Aspek Legal dan Pajak atas Perusahaan Digital Ekonomi
Berita

Aspek Legal dan Pajak atas Perusahaan Digital Ekonomi

Bagaimana kesiapan negara membangun aturan hukum yang melindungi aktivitas bisnis di era digital ekonomi?

CT-CAT
Bacaan 2 Menit
 Aspek Legal dan Pajak atas Perusahaan Digital Ekonomi
Hukumonline

Digital ekonomi—atau aktivitas ekonomi dan bisnis yang berbasis teknologi—mengubah pola pikir masyarakat menjadi modern (beyond modern/post-modern). Tidak terkecuali, dalam aspek ekonomi. Salah satu contohnya, dapat terlihat dari perkembangan transaksi digital ekonomi. Kini, kita dapat dengan mudah menemukan perusahaan-perusahaan baru yang mulai ‘pindah’ ke format bisnis elektronik. Pertanyaannya: bagaimana kesiapan negara membangun aturan hukum yang melindungi aktivitas bisnis di era ini?

 

Setidaknya, sebuah perusahaan digital ekonomi haruslah memuat dasar-dasar seperti internet, e-business, e-commerce, daninfrastruktur teknologi.
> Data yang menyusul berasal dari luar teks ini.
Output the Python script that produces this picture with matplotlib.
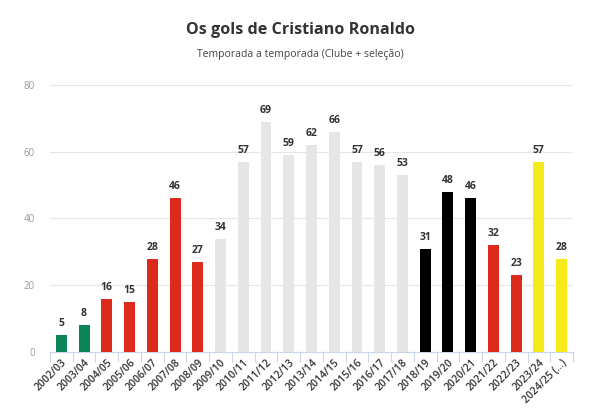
import matplotlib
matplotlib.use("Agg")
import matplotlib.pyplot as plt
from matplotlib.ticker import FixedLocator
from matplotlib import font_manager as fm

seasons = ["2002/03", "2003/04", "2004/05", "2005/06", "2006/07", "2007/08", "2008/09",
           "2009/10", "2010/11", "2011/12", "2012/13", "2013/14", "2014/15", "2015/16",
           "2016/17", "2017/18", "2018/19", "2019/20", "2020/21", "2021/22", "2022/23",
           "2023/24", "2024/25 (...)"]
goals = [5, 8, 16, 15, 28, 46, 27, 34, 57, 69, 59, 62, 66, 57, 56, 53, 31, 48, 46, 32, 23, 57, 28]
clubs = ["Sporting", "Sporting", "Man Utd", "Man Utd", "Man Utd", "Man Utd", "Man Utd",
         "Real", "Real", "Real", "Real", "Real", "Real", "Real", "Real", "Real",
         "Juventus", "Juventus", "Juventus", "Man Utd", "Man Utd", "Al Nassr", "Al Nassr"]
club_colors = {"Sporting": "#0b8457", "Man Utd": "#de2a1c", "Real": "#e6e6e6",
               "Juventus": "#000000", "Al Nassr": "#f5ea1a"}
yticks = [0, 20, 40, 60, 80]


def pick_font(size, target_weight):
    cands = [f for f in fm.fontManager.ttflist
             if f.name == 'Open Sans' and f.style == 'normal'
             and 'condensed' not in f.fname.lower()]
    if not cands:
        return fm.FontProperties(family=['Open Sans', 'DejaVu Sans'], size=size,
                                 weight=target_weight)

    def w(f):
        try:
            return int(f.weight)
        except Exception:
            return {'normal': 400, 'regular': 400, 'bold': 700,
                    'semibold': 600}.get(str(f.weight), 400)
    best = min(cands, key=lambda f: abs(w(f) - target_weight))
    return fm.FontProperties(fname=best.fname, size=size)


fig = plt.figure(figsize=(6, 4.13), dpi=100)
ax = fig.add_axes([0.0833, 0.1477, 0.8717, 0.6465])

x = list(range(len(seasons)))
colors = [club_colors[c] for c in clubs]
ax.bar(x, goals, width=0.48, color=colors, zorder=3)
val_fp = pick_font(7.5, 700)
for xi, g in zip(x, goals):
    ax.text(xi, g + 1.8, str(g), ha='center', va='bottom', fontproperties=val_fp,
            color='#333333', zorder=4)

ax.set_xlim(-0.5, len(seasons) - 0.5)
ax.set_ylim(0, 80)
ax.set_yticks(yticks)
ax.set_yticklabels([str(v) for v in yticks], fontproperties=pick_font(7, 400), color='#999999')
ax.yaxis.grid(True, color='#e6e6e6', linewidth=0.8, zorder=0)
ax.tick_params(axis='y', length=0, pad=11)

ax.set_xticks(x)
ax.set_xticklabels(seasons, rotation=45, ha='right', rotation_mode='anchor',
                   fontproperties=pick_font(7.5, 600), color='#333333')
ax.tick_params(axis='x', which='major', length=0, pad=4)
ax.xaxis.set_minor_locator(FixedLocator([i - 0.5 for i in range(len(seasons) + 1)]))
ax.tick_params(axis='x', which='minor', length=7, color='#ccd6eb', width=0.8)

for s in ['top', 'right', 'left']:
    ax.spines[s].set_visible(False)
ax.spines['bottom'].set_color('#ccd6eb')
ax.spines['bottom'].set_linewidth(0.8)

fig.text(0.5, 0.927, "Os gols de Cristiano Ronaldo", ha='center', va='center',
         fontproperties=pick_font(11.6, 700), color='#333333')
fig.text(0.5, 0.868, "Temporada a temporada (Clube + seleção)", ha='center', va='center',
         fontproperties=pick_font(7.5, 400), color='#444444')

fig.savefig("out.png", dpi=100)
Dengan kata lain, ini juga meliputi usaha yang dilakukan melalui jaringan komputer, transaksi perdagangan online, dan harus mengantisipasi potensi cybercrime.

 

Dari aspek hukum, sebenarnya transaksi perdagangan atau jual beli sebagai bentuk perjanjian sudah diatur dalam Kitab Undang-Undang Hukum Perdata, yakni Buku III tentang Perikatan; UU No. 40 Tahun 2007 tentang Perseroan Terbatas; UU No. 17 Tahun 2012 tentang Perkoperasian; UU No. 10 Tahun 1998 tentang Perubahan atas UU No. 7 tahun 1992 tentang Perbankan; dan UU Nomor 20 tahun 2008 tentang UMKM. Pada tahun 2008 sendiri, pemerintah telah mengesahkan Undang-Undang Nomor 11 tahun 2008 yang saat ini telah diubah dalam Undang-Undang Nomor 19 Tahun 2016 tentang Informasi dan Transaksi Elektronik (UU ITE). Dalam UU tersebut, dilakukan perluasan penafsiran terhadap norma-norma yang berkaitan dengan ekonomi digital khususnya e-commerce yang tetap mengacu pada aturan keperdataan konvensional dalam KUHPdt.

 

Melihat kebutuhan payung hukum atas perusahaan digital ekonomi, apakah pemerintah perlu untuk membuat UU Digital Ekonomi? Atau apakah pemerintah perlu menunjuk dan memberi kewenangan kepada suatu kementerian dan/atau lembaga terkait yang ada?

 

Dalam PPL, narasumber dan Dewan Pakar Ikatan Kuasa Hukum & Advokat Pajak Indonesia (IKHAPI), T. Mangaranap Sirait menyatakan bahwa payung hukum atas perusahaan digital ekonomi sudah cukup melalui UU dan bisa ditambah aturan pelaksana melalui kementerian dan/atau lembaga. “Oleh karena itu, politik hukum pemerintah harus jelas tentang digital ekonomi ini. Harus benar-benar sesuai dengan konstitusi yang menjamin kebijakan digital ekonomi, membela kepentingan perilaku digital ekonomi dalam negeri sebagai tuan rumah, dan membatasi pelaku digital ekonomi,” ungkapnya.

 

Presiden IKHAPI, Joyada Siallagan mengatakan, dari aspek perpajakan, transaksi perusahaan digital maupun offline akan terkena objek PPh dan PPN. Khusus untuk PPh, ada hal krusial yang harus diperhatikan, yakni transaksi digital company dari luar negeri. Adapun cara dan prosedur pajaknya harus dipahami lebih dulu, yaitu melalui terminologi ‘Significance Economic Presence’. Ini artinya, secara teknologi dan digital ekonomi, company-nya hadir dan ada transaksi income yang terjadi. Namun, fisik perusahaannya tidak hadir.

 

IKHAPI sendiri telah mengkaji beleid PP No. 80 Tahun 2009 terbaru terkait perdagangan melalui sistem elektronik. Meski bertujuan memberikan kepastian hukum kepada pelaku usaha, masih ada ketimpangan antara perusahaan offline dan online dalam beleid, pun tumpang tindih dan disharmonisasi aturan.